The Prosecutor's Office said Francis Adolf was a nurse.
He graduated from Camden County College in 2008 with an associate degree in applied science, the college said.
James Booth, a technician at Virtua Voorhees, said he sometimes worked with Adolf in the emergency room.
"This is not something I would ever think. Oh, my God," he said. "He was never in a bad mood, friendly, talkative."
Bonnie Adolf received her associate degree in nursing in 1991, the college said.
Francis Adolf's Twitter musings ranged from the political to the quirky.
He described himself, in his own spellings, as a "Christian Libertarian but I frequenty find myself tweeting in the flesh, and sometimes in the nude too."
He referred to attending the Gloucester County Community Church in Sewell. Tuesday evening, a pastor and a parishioner there declined to comment.
On July 30, in his last tweet, he wrote: "Goodbye forever twitter. My marriage is too important. Pray for me, my wife and family. Love you all. Thanks."
On July 27, he tweeted: "Finally, out of the ER. Driving/texting and the Percocet is kicking in.
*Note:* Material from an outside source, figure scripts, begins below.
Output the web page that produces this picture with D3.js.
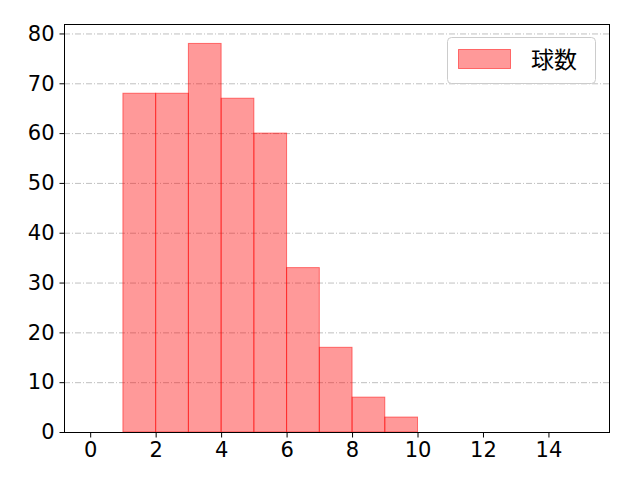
<!DOCTYPE html>
<html>
<head>
<meta charset="utf-8">
<style>
  body { margin: 0; background: #fff; }
  svg { display: block; font-family: "Noto Sans CJK JP", "Noto Sans", sans-serif; }
</style>
</head>
<body>
<div id="chart"></div>
<script src="https://cdnjs.cloudflare.com/ajax/libs/d3/7.8.5/d3.min.js"></script>
<script>
'use strict';

var binStarts = [1, 2, 3, 4, 5, 6, 7, 8, 9];
var counts = [68, 68, 78, 67, 60, 33, 17, 7, 3];
var xTicks = [0, 2, 4, 6, 8, 10, 12, 14];
var yTicks = [0, 10, 20, 30, 40, 50, 60, 70, 80];
var legendLabel = '球数';

var W = 640, H = 480;
var plotL = 64, plotR = 609, plotT = 24, plotB = 432;

var x = d3.scaleLinear().domain([-0.8, 15.85]).range([plotL, plotR]);
var y = d3.scaleLinear().domain([0, 81.9]).range([plotB, plotT]);

var svg = d3.select('#chart').append('svg')
  .attr('width', W).attr('height', H);

// grid
svg.append('g').selectAll('line')
  .data(yTicks.slice(1))
  .enter().append('line')
  .attr('x1', plotL).attr('x2', plotR)
  .attr('y1', function(d) { return y(d) + 0.5; })
  .attr('y2', function(d) { return y(d) + 0.5; })
  .attr('stroke', '#b0b0b0')
  .attr('stroke-width', 0.8)
  .attr('stroke-dasharray', '6,2,1,2');

// bars
svg.append('g').selectAll('rect')
  .data(binStarts)
  .enter().append('rect')
  .attr('x', function(d) { return x(d); })
  .attr('y', function(d, i) { return y(counts[i]); })
  .attr('width', function(d) { return x(d + 1) - x(d); })
  .attr('height', function(d, i) { return y(0) - y(counts[i]); })
  .attr('fill', 'rgba(255,0,0,0.4)')
  .attr('stroke', 'rgba(255,0,0,0.5)')
  .attr('stroke-width', 1);

// frame
svg.append('rect')
  .attr('x', plotL + 0.5).attr('y', plotT + 0.5)
  .attr('width', plotR - plotL).attr('height', plotB - plotT)
  .attr('fill', 'none').attr('stroke', '#000').attr('stroke-width', 1);

var xAxis = svg.append('g')
  .attr('transform', 'translate(0,' + (plotB + 0.5) + ')')
  .call(d3.axisBottom(x).tickValues(xTicks).tickSize(5).tickPadding(5));
var yAxis = svg.append('g')
  .attr('transform', 'translate(' + (plotL + 0.5) + ',0)')
  .call(d3.axisLeft(y).tickValues(yTicks).tickSize(5).tickPadding(5));

[xAxis, yAxis].forEach(function(g) {
  g.select('.domain').remove();
  g.selectAll('text').attr('font-size', 21).attr('fill', '#000')
    .attr('font-family', '"DejaVu Sans", sans-serif');
  g.selectAll('line').attr('stroke', '#000');
});

// legend
var lg = svg.append('g');
lg.append('rect')
  .attr('x', 447.5).attr('y', 37.5).attr('width', 148).attr('height', 46)
  .attr('rx', 4).attr('fill', 'rgba(255,255,255,0.8)')
  .attr('stroke', '#cccccc').attr('stroke-width', 1);
lg.append('rect')
  .attr('x', 458.5).attr('y', 49.5).attr('width', 52).attr('height', 19)
  .attr('fill', 'rgba(255,0,0,0.4)').attr('stroke', 'rgba(255,0,0,0.5)');
lg.append('text')
  .attr('x', 531).attr('y', 68)
  .attr('font-size', 23).attr('fill', '#000')
  .text(legendLabel);
</script>
</body>
</html>
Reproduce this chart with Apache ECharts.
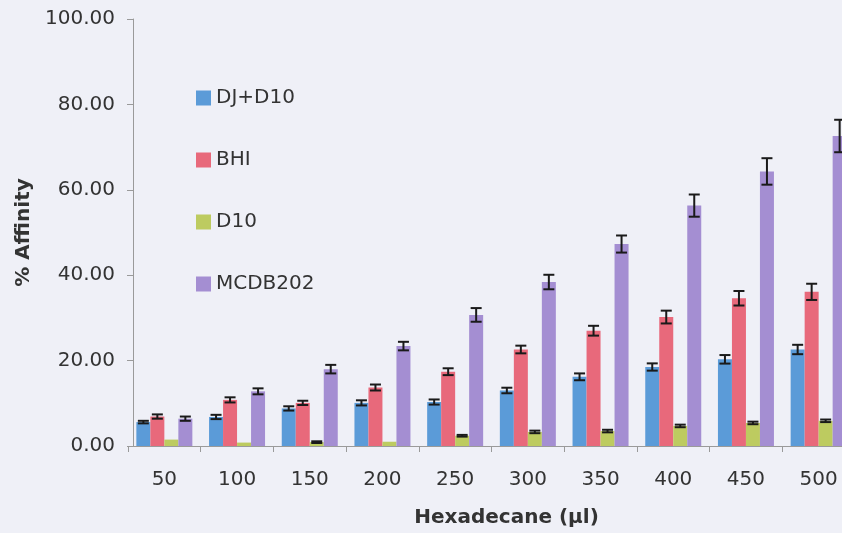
<!DOCTYPE html>
<html>
<head>
<meta charset="utf-8">
<script src="https://cdn.jsdelivr.net/npm/echarts@6/dist/echarts.min.js"></script>
<style>
html,body{margin:0;padding:0;background:#eff0f7;overflow:hidden;width:842px;height:533px;}
#chart{width:870px;height:533px;}
</style>
</head>
<body>
<div id="chart"></div>
<script>
const categories = ['50','100','150','200','250','300','350','400','450','500'];
const seriesNames = ['DJ+D10','BHI','D10','MCDB202'];
const djD10 = [5.6, 6.8, 8.8, 10.1, 10.3, 13.0, 16.2, 18.5, 20.3, 22.6];
const djD10Err = [0.3, 0.5, 0.5, 0.6, 0.6, 0.65, 0.8, 0.85, 1.0, 1.1];
const bhi = [6.9, 10.8, 10.1, 13.7, 17.4, 22.6, 27.0, 30.2, 34.6, 36.1];
const bhiErr = [0.5, 0.6, 0.5, 0.7, 0.8, 0.9, 1.15, 1.5, 1.7, 1.9];
const d10 = [1.5, 0.8, 0.9, 1.0, 2.4, 3.3, 3.5, 4.7, 5.4, 5.9];
const d10Err = [0, 0, 0.2, 0, 0.2, 0.3, 0.3, 0.3, 0.3, 0.3];
const mcdb202 = [6.4, 12.8, 18.0, 23.4, 30.7, 38.4, 47.3, 56.3, 64.3, 72.6];
const mcdb202Err = [0.5, 0.7, 1.0, 1.0, 1.6, 1.7, 2.0, 2.6, 3.1, 3.8];
const yTicks = [0, 20, 40, 60, 80, 100];

const values = [djD10, bhi, d10, mcdb202];
const errors = [djD10Err, bhiErr, d10Err, mcdb202Err];
const colors = ['#5b9bd8', '#e8697b', '#bdcb60', '#a48ed2'];
const BAR_W = 14;
const FONT = 'DejaVu Sans';

const chart = echarts.init(document.getElementById('chart'));

const series = [];
values.forEach((vals, k) => {
  series.push({
    name: seriesNames[k],
    type: 'bar',
    data: vals,
    barWidth: BAR_W,
    barGap: '0%',
    itemStyle: { color: colors[k] },
    z: 2
  });
});
values.forEach((vals, k) => {
  const offset = (k - 1.5) * BAR_W;
  series.push({
    name: seriesNames[k] + ' error',
    type: 'custom',
    z: 5,
    silent: true,
    data: vals.map((v, i) => [i, v - errors[k][i], v + errors[k][i], errors[k][i]]),
    encode: { x: 0, y: [1, 2] },
    renderItem: function (params, api) {
      if (api.value(3) <= 0) return null;
      const lo = api.coord([api.value(0), api.value(1)]);
      const hi = api.coord([api.value(0), api.value(2)]);
      const x = lo[0] + offset;
      const hw = 5.5;
      const style = { stroke: '#1a1a1a', lineWidth: 2 };
      return {
        type: 'group',
        children: [
          { type: 'line', shape: { x1: x, y1: lo[1], x2: x, y2: hi[1] }, style: style },
          { type: 'line', shape: { x1: x - hw, y1: lo[1], x2: x + hw, y2: lo[1] }, style: style },
          { type: 'line', shape: { x1: x - hw, y1: hi[1], x2: x + hw, y2: hi[1] }, style: style }
        ]
      };
    }
  });
});

chart.setOption({
  backgroundColor: '#eff0f7',
  animation: false,
  textStyle: { fontFamily: FONT },
  grid: { left: 128, top: 19, width: 727, height: 432 },
  legend: {
    data: seriesNames,
    orient: 'vertical',
    left: 191,
    top: 83,
    itemWidth: 15,
    itemHeight: 15,
    itemGap: 42,
    icon: 'rect',
    textStyle: { fontSize: 20, color: '#333', fontFamily: FONT, lineHeight: 20 }
  },
  xAxis: {
    type: 'category',
    data: categories,
    name: 'Hexadecane (µl)',
    nameLocation: 'middle',
    nameGap: 62,
    nameTextStyle: { fontSize: 20, fontWeight: 'bold', color: '#333', fontFamily: FONT, padding: [0, 0, 0, 30] },
    axisLine: { lineStyle: { color: '#9a9a9a', width: 1 } },
    axisTick: { show: true, length: 6, lineStyle: { color: '#9a9a9a' } },
    axisLabel: { fontSize: 20, color: '#333', margin: 24, fontFamily: FONT }
  },
  yAxis: {
    type: 'value',
    min: yTicks[0],
    max: yTicks[yTicks.length - 1],
    interval: yTicks[1] - yTicks[0],
    offset: -5,
    name: '% Affinity',
    nameLocation: 'middle',
    nameGap: 98,
    nameTextStyle: { fontSize: 20, fontWeight: 'bold', color: '#333', fontFamily: FONT },
    axisLine: { show: true, lineStyle: { color: '#9a9a9a', width: 1 } },
    axisTick: { show: true, length: 6, lineStyle: { color: '#9a9a9a' } },
    splitLine: { show: false },
    axisLabel: { fontSize: 20, color: '#333', margin: 18, fontFamily: FONT, formatter: v => v.toFixed(2) }
  },
  series: series
});
</script>
</body>
</html>
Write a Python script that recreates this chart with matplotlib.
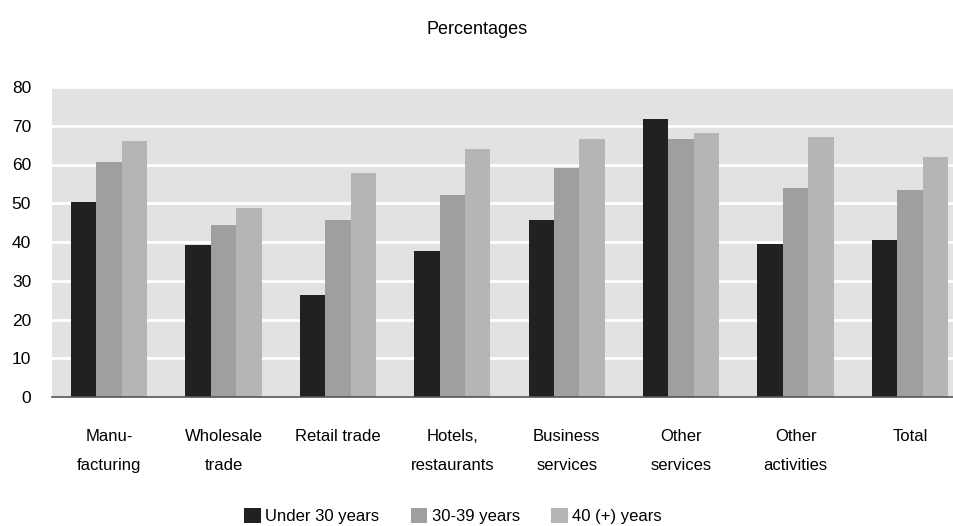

Weeeeeeeeeee!!!"
In some tweets he knocked President Obama and his health-care plan.
Later in the day, Klose and his family tried to explain to his grandson — whose name he did not want used — that Frankie had died.
Klose, who called a crisis center for guidance Tuesday, said he and others in his family told his grandson that something had happened that should not have happened.
The boy immediately worried about his great-grandmother, Klose said.
No, he told him, it was Frankie who was "with Jesus."